La sentenza che, ora, senza un dietro front ufficiale del Governo potrebbe essere eseguita in qualunque momento proprio in questi giorni, ha scatenato l’indignazione del web e quella di numerose associazioni umanitarie, aprendo il dibattito sul problema dell’inadeguatezza della legislazione cinese in merito alle violenze domestiche ma anche del sempre più frequente utilizzo della pena capitale nel Paese.

 

Roseann Rife, responsabile Amnesty International per l’Asia Orientale “chiede alle autorità cinesi di commutare la sua condanna a morte in una pena detentiva”. La storia di Li Yan è purtroppo simile a quella di tutte quelle donne che vivono nell'incubo di continui maltrattamenti: percosse e soprusi iniziati subito dopo l’inizio del matrimonio, sigarette spente sul viso, 'punizioni' al freddo chiusa sul balcone nelle serate gelide e perfino il taglio imprecisato di un dito hanno fatto da incubatore al rancore esplosivo culminato nell’uccisione dell’uomo.

 

Li Yan aveva anche contattato le autorità locali da un letto di ospedale e la polizia aveva preso visione delle violenze senza però prendere provvedimenti reali in merito.
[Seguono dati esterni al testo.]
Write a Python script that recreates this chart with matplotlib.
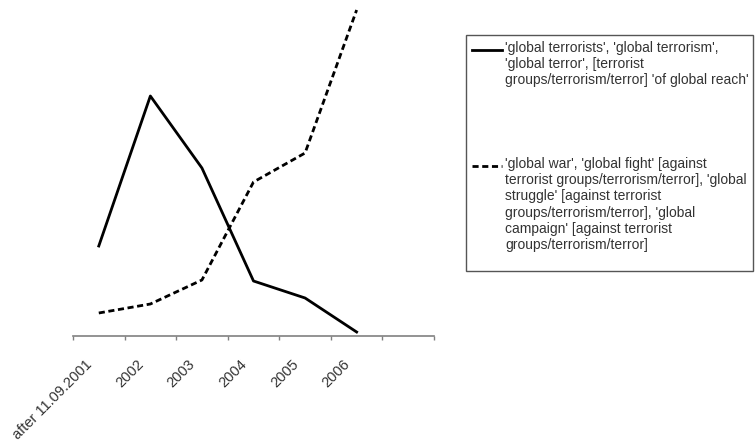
import matplotlib.pyplot as plt
from matplotlib.lines import Line2D
from matplotlib.patches import Rectangle

plt.rcParams['font.family'] = ['Liberation Sans', 'DejaVu Sans']

# categories (last slot on the axis is empty in the original)
categories = ['after 11.09.2001', '2002', '2003', '2004', '2005', '2006', '']
# relative frequency of the two expression groups
terrorist_global = [90, 240, 168, 55, 38, 4]
war_global = [23, 32, 56, 154, 183, 326]

label_terrorist = ("'global terrorists', 'global terrorism',\n"
                   "'global terror', [terrorist\n"
                   "groups/terrorism/terror] 'of global reach'")
label_war = ("'global war', 'global fight' [against\n"
             "terrorist groups/terrorism/terror], 'global\n"
             "struggle' [against terrorist\n"
             "groups/terrorism/terror], 'global\n"
             "campaign' [against terrorist\n"
             "groups/terrorism/terror]")

W, H = 755, 443
LW = 2.0
DASH = [2.2, 1.3]

fig = plt.figure(figsize=(W / 100, H / 100), dpi=100)
ax = fig.add_axes([73 / W, 1 - 336 / H, (434 - 73) / W, (336 - 10) / H])

x = list(range(len(terrorist_global)))
ax.plot(x, terrorist_global, color='black', lw=LW, clip_on=False)
ax.plot(x, war_global, color='black', lw=LW, dashes=DASH, clip_on=False)

ax.set_xlim(-0.5, len(categories) - 0.5)
ax.set_ylim(0, 326)

for s in ['top', 'right', 'left']:
    ax.spines[s].set_visible(False)
ax.spines['bottom'].set_color('#808080')
ax.spines['bottom'].set_linewidth(1.2)
ax.set_yticks([])

# ticks between categories, labels at category centres
ax.set_xticks([i - 0.5 for i in range(len(categories) + 1)])
ax.set_xticklabels([])
ax.tick_params(axis='x', direction='out', length=3, color='#808080', width=1)
for i, c in enumerate(categories):
    ax.text(i - 0.27, -0.065, c, transform=ax.get_xaxis_transform(),
            rotation=45, rotation_mode='anchor', ha='right', va='top',
            fontsize=10.5, color='#333333')

# legend box drawn like the original (handle aligned to first text line)
fig.patches.append(Rectangle((466 / W, 1 - 271 / H), (753 - 466) / W, (271 - 35) / H,
                             transform=fig.transFigure, fill=False,
                             edgecolor='#555555', lw=1))
entries = [(label_terrorist, None, 50), (label_war, DASH, 166)]
for text, dash, yc in entries:
    ln = Line2D([472 / W, 502 / W], [1 - yc / H, 1 - yc / H], transform=fig.transFigure,
                color='black', lw=LW)
    if dash:
        ln.set_dashes(dash)
    fig.lines.append(ln)
    fig.text(505 / W, 1 - (yc - 9) / H, text, ha='left', va='top', fontsize=10,
             color='#333333', linespacing=1.2)

fig.savefig('out.png', dpi=100)
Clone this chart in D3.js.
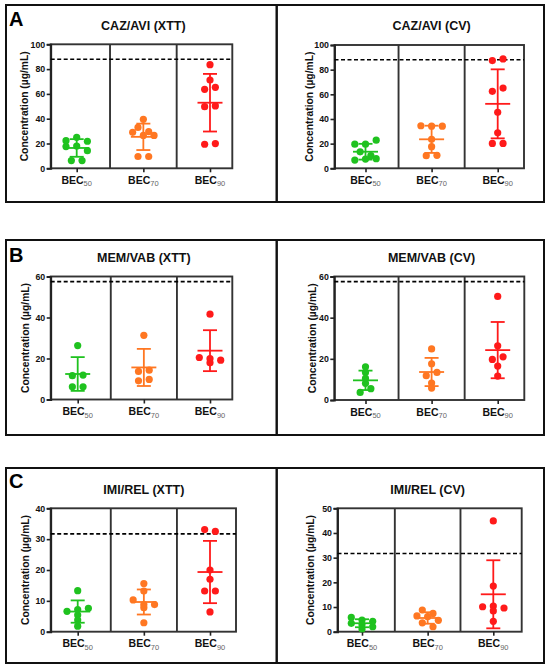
<!DOCTYPE html>
<html>
<head>
<meta charset="utf-8">
<script src="https://cdn.jsdelivr.net/npm/d3@7"></script>
<style>
body { margin: 0; background: #fff; }
svg { display: block; }
text { font-family: "Liberation Sans", Arial, sans-serif; font-weight: bold; }
</style>
</head>
<body>
<svg width="550" height="670"></svg>
<script>
var svg = d3.select('svg');

// data
var groups = ['50', '70', '90'];
var titles = ['CAZ/AVI (XTT)', 'CAZ/AVI (CV)', 'MEM/VAB (XTT)', 'MEM/VAB (CV)', 'IMI/REL (XTT)', 'IMI/REL (CV)'];
var letters = ['A', '', 'B', '', 'C', ''];
var yMax = [100, 100, 60, 60, 40, 50];
var yStep = [20, 20, 20, 20, 10, 10];
var cutoff = [88, 88, 57.5, 57.5, 31.7, 31.7];

var cazAviXtt = [
    [22.3, 25, 21.8, 17.5, 18, 14.2, 6.2, 6.2],
    [39.5, 33, 29.5, 29, 26.5, 26.5, 9.5, 9.5],
    [83.6, 71.2, 63.7, 65.3, 49.7, 50.3, 19.4, 19.9]
];
var cazAviCv = [
    [19.6, 19.6, 22.8, 13.4, 10.2, 6.7, 7.5, 7.8],
    [34.5, 34.2, 34.2, 23.5, 17.5, 10.2, 10.5],
    [87.4, 88.7, 62.4, 65.1, 45.4, 28.8, 20.2, 20.2]
];
var memVabXtt = [
    [26.3, 11.6, 11.9, 6.2, 6.2],
    [31.3, 13.7, 14.3, 9.1, 9.8],
    [41.6, 20.5, 17.9, 19.9, 19.2]
];
var memVabCv = [
    [16.1, 13.4, 10.5, 8.1, 3.7, 5.5],
    [24.8, 17.6, 11.8, 13.4, 8.2, 5.8],
    [50.3, 26.3, 19.7, 21.0, 16.5, 11.6]
];
var imiRelXtt = [
    [13.3, 6.6, 7.2, 7.6, 5.4, 3.8, 1.8],
    [15.6, 13.2, 10.3, 8.8, 8.8, 7.8, 2.9],
    [33.1, 32.5, 20.0, 17.0, 13.2, 13.2, 6.4]
];
var imiRelCv = [
    [5.8, 4.7, 4.2, 3.4, 2.8, 2.0, 1.1],
    [8.8, 7.4, 6.4, 6.1, 4.6, 3.6, 2.0],
    [44.9, 18.5, 10.1, 10.4, 9.6, 8.4, 4.2]
];
var panelData = [cazAviXtt, cazAviCv, memVabXtt, memVabCv, imiRelXtt, imiRelCv];

var colors = ['#1fc21f', '#ff7722', '#ff1a1a'];

// where each panel sits
var layout = [
    {box: [6, 5, 276.7, 202], x0: 50.7, x1: 232.3, y0: 44.3, y1: 168.3, c: [76.7, 210], ylab: 24.5, ty: 29.5, ly: 26},
    {box: [276.7, 5, 544, 202], x0: 334.5, x1: 524, y0: 45, y1: 168.3, c: [365.5, 497.7], ylab: 309, ty: 29.5},
    {box: [6, 240, 276.7, 435], x0: 50.7, x1: 232.3, y0: 276.5, y1: 399.5, c: [77.7, 210], ylab: 25.3, ty: 261.5, ly: 262},
    {box: [276.7, 240, 544, 435], x0: 334.3, x1: 524.3, y0: 276.5, y1: 400, c: [365.5, 497.7], ylab: 312, ty: 261.5},
    {box: [6, 468, 276.7, 663], x0: 50.7, x1: 236, y0: 508.3, y1: 631.7, c: [77.7, 210], ylab: 25, ty: 493.5, ly: 488},
    {box: [276.7, 468, 544, 663], x0: 337.5, x1: 521.7, y0: 508.3, y1: 631.7, c: [362, 493.3], ylab: 310.3, ty: 493.5}
];

// GraphPad-like scatter: points close in y go into one row, centered
function spread(vals, y, cx) {
    var idx = vals.map(function (v, i) { return i; })
        .sort(function (a, b) { return vals[b] - vals[a]; });
    var out = [], grp = [], start = 0;
    function flush() {
        grp.sort(function (a, b) { return a - b; });
        grp.forEach(function (k, j) {
            out.push({v: vals[k], x: cx + (j - (grp.length - 1) / 2) * 10.7});
        });
        grp = [];
    }
    idx.forEach(function (k) {
        var py = y(vals[k]);
        if (grp.length && py - start > 4.8) flush();
        if (!grp.length) start = py;
        grp.push(k);
    });
    flush();
    return out;
}

layout.forEach(function (p, i) {
    var g = svg.append('g');
    var data = panelData[i];

    g.append('rect')
        .attr('x', p.box[0]).attr('y', p.box[1])
        .attr('width', p.box[2] - p.box[0]).attr('height', p.box[3] - p.box[1])
        .attr('fill', 'none').attr('stroke', '#111').attr('stroke-width', 2);

    var x = d3.scalePoint().domain(groups).range(p.c);
    var y = d3.scaleLinear().domain([0, yMax[i]]).range([p.y1, p.y0]);

    // frame + dividers
    g.append('rect')
        .attr('x', p.x0).attr('y', p.y0)
        .attr('width', p.x1 - p.x0).attr('height', p.y1 - p.y0)
        .attr('fill', 'none').attr('stroke', '#333').attr('stroke-width', 1.9);
    [0, 1].forEach(function (k) {
        var xm = (x(groups[k]) + x(groups[k + 1])) / 2;
        g.append('line')
            .attr('x1', xm).attr('x2', xm).attr('y1', p.y0).attr('y2', p.y1)
            .attr('stroke', '#333').attr('stroke-width', 1.9);
    });

    var yAxis = g.append('g')
        .attr('transform', 'translate(' + p.x0 + ',0)')
        .call(d3.axisLeft(y).tickValues(d3.range(0, yMax[i] + 1, yStep[i])).tickSize(4).tickPadding(1.5));
    yAxis.select('.domain').attr('stroke', '#222').attr('stroke-width', 1.9);
    yAxis.selectAll('.tick line').attr('stroke', '#222').attr('stroke-width', 1.6);
    yAxis.selectAll('text').attr('font-size', 8.8).attr('fill', '#111')
        .style('font-family', '"Liberation Sans", Arial, sans-serif').style('font-weight', 'bold');

    var xAxis = g.append('g')
        .attr('transform', 'translate(0,' + p.y1 + ')')
        .call(d3.axisBottom(x).tickSize(4).tickFormat(''));
    xAxis.select('.domain').remove();
    xAxis.selectAll('.tick line').attr('stroke', '#222').attr('stroke-width', 1.6);

    groups.forEach(function (grp) {
        var t = g.append('text')
            .attr('x', x(grp)).attr('y', p.y1 + 15.5)
            .attr('text-anchor', 'middle').attr('font-size', 10.5).attr('fill', '#111');
        t.append('tspan').text('BEC');
        t.append('tspan').attr('dy', 2.5).attr('font-size', 7.5).attr('fill', '#666')
            .style('font-weight', 'normal').text(grp);
    });

    // dashed cutoff
    g.append('line')
        .attr('x1', p.x0).attr('x2', p.x1)
        .attr('y1', y(cutoff[i])).attr('y2', y(cutoff[i]))
        .attr('stroke', '#000').attr('stroke-width', 1.6).attr('stroke-dasharray', '4,2.5');

    g.append('text')
        .attr('transform', 'translate(' + p.ylab + ',' + (p.y0 + p.y1) / 2 + ') rotate(-90)')
        .attr('text-anchor', 'middle').attr('dominant-baseline', 'central')
        .attr('font-size', 10.3).attr('fill', '#111')
        .text('Concentration (\u00b5g/mL)');

    g.append('text')
        .attr('x', x(groups[1])).attr('y', p.ty)
        .attr('text-anchor', 'middle').attr('font-size', 12.5).attr('fill', '#111')
        .text(titles[i]);

    if (letters[i]) {
        g.append('text')
            .attr('x', 9).attr('y', p.ly)
            .attr('font-size', 20).attr('fill', '#000')
            .text(letters[i]);
    }

    data.forEach(function (vals, k) {
        var col = colors[k];
        var cx = x(groups[k]);
        var pts = spread(vals, y, cx);
        g.selectAll('circle.g' + k)
            .data(pts)
            .enter()
            .append('circle')
            .attr('cx', function (d) { return d.x; })
            .attr('cy', function (d) { return y(d.v); })
            .attr('r', 3.6)
            .attr('fill', col);

        var m = d3.mean(vals), sd = d3.deviation(vals);
        var bars = [
            [cx, y(m - sd), cx, y(m + sd)],
            [cx - 12.5, y(m), cx + 12.5, y(m)],
            [cx - 7, y(m + sd), cx + 7, y(m + sd)],
            [cx - 7, y(m - sd), cx + 7, y(m - sd)]
        ];
        g.selectAll('line.e' + k)
            .data(bars)
            .enter()
            .append('line')
            .attr('x1', function (d) { return d[0]; })
            .attr('y1', function (d) { return d[1]; })
            .attr('x2', function (d) { return d[2]; })
            .attr('y2', function (d) { return d[3]; })
            .attr('stroke', col)
            .attr('stroke-width', 1.8);
    });
});
</script>
</body>
</html>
Un giorno di novembre 2010 mentre il marito la stava picchiando per l’ennesima volta, Li lo ha colpito diverse volte alla testa, uccidendolo.

 

Una fine cruenta, ingiustificabile ma in un certo qual modo prevedibile: la donna, come sottolineato anche da Roseann Rife, avrebbe dovuto avere “precedentemente” il sostegno dell’autorità come sancito dal tribunale internazionale: “Le affermazioni di Li avrebbero dovuto essere oggetto di indagini e il marito avrebbe dovuto essere perseguito dalla giustizia prima del tragico epilogo”.

 

Intanto oltre cento tra avvocati e docenti universitari hanno sottoscritto una petizione inviata alla Suprema Corte cinese affinchè ritiri la sentenza di morte sostenendo che condannando alla pena capitale una vittima di abusi domestici si metterebbe in evidenzia il fatto che queste vittime non sono protette dalla società e dalla legge.